● **SHORT PROBLEM**
Leaving the pictures out, print the lines from the first line of the listing through the line containing "92.7, 56.4, 70.4];", exactly as they read, and no others.

● **STORED DATA**
• • •

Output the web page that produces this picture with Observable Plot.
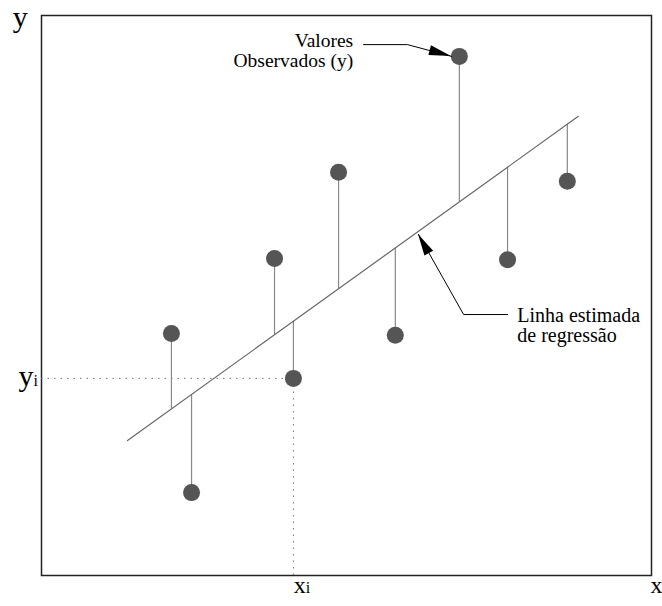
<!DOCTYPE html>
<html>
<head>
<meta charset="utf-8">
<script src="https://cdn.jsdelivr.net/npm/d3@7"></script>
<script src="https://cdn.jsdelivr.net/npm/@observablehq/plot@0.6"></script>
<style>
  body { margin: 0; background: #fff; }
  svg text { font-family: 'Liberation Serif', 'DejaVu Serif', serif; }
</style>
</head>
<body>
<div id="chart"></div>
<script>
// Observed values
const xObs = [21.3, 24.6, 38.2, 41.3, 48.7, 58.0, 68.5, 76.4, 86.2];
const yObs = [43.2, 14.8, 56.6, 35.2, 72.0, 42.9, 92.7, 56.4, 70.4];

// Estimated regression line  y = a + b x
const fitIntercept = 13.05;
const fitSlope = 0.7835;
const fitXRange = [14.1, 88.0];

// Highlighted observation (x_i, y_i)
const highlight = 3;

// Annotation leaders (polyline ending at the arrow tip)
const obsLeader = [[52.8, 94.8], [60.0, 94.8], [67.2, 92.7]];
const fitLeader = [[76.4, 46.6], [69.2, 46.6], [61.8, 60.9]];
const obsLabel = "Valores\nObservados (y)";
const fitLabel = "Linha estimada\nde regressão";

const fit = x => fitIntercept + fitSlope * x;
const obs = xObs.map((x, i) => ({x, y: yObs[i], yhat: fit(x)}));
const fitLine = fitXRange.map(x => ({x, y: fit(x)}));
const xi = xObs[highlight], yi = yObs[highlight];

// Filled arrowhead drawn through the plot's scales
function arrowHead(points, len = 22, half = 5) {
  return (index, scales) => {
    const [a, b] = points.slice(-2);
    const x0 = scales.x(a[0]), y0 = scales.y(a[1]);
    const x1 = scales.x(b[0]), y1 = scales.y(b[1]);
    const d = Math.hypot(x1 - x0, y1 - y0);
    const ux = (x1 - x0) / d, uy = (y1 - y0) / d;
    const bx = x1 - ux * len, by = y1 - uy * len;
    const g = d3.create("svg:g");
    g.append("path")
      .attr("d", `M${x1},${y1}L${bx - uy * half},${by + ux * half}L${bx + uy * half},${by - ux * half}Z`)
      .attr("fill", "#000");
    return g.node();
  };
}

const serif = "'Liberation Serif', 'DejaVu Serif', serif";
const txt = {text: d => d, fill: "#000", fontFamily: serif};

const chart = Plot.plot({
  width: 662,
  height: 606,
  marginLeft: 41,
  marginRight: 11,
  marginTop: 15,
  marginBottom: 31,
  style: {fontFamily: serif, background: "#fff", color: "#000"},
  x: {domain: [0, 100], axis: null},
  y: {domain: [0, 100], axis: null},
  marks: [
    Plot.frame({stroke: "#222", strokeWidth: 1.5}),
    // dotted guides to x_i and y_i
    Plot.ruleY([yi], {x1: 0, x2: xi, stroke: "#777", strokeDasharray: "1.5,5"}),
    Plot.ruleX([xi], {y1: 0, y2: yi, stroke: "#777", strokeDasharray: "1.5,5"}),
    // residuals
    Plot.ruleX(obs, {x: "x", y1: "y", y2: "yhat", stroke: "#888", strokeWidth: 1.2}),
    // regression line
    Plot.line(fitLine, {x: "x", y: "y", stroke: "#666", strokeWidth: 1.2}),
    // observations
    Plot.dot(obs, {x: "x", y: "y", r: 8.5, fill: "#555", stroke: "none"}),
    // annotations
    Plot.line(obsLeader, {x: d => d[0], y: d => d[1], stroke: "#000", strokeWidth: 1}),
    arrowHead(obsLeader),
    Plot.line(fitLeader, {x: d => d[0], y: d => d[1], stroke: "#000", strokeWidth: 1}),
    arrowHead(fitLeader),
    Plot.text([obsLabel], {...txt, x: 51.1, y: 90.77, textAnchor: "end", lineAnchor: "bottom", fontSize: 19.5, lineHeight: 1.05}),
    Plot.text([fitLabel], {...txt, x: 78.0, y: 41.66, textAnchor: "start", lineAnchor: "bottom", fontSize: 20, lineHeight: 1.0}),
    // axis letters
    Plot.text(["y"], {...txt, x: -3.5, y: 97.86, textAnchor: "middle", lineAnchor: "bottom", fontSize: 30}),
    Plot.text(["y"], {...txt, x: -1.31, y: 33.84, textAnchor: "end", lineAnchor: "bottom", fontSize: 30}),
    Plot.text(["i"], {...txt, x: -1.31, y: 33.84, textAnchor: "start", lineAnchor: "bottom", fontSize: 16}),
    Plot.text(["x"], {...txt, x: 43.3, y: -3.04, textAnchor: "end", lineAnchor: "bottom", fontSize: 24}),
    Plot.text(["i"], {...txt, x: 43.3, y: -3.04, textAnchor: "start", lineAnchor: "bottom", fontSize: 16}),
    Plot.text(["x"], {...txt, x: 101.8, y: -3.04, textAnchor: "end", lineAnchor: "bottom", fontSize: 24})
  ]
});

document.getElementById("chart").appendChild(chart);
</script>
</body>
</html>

• • •

● **ANSWER TO THE EXERCISE**
Output the web page that produces this picture with Observable Plot.
<!DOCTYPE html>
<html>
<head>
<meta charset="utf-8">
<script src="https://cdn.jsdelivr.net/npm/d3@7"></script>
<script src="https://cdn.jsdelivr.net/npm/@observablehq/plot@0.6"></script>
<style>
  body { margin: 0; background: #fff; }
  svg text { font-family: 'Liberation Serif', 'DejaVu Serif', serif; }
</style>
</head>
<body>
<div id="chart"></div>
<script>
// Observed values
const xObs = [21.3, 24.6, 38.2, 41.3, 48.7, 58.0, 68.5, 76.4, 86.2];
const yObs = [43.2, 14.8, 56.6, 35.2, 72.0, 42.9, 92.7, 56.4, 70.4];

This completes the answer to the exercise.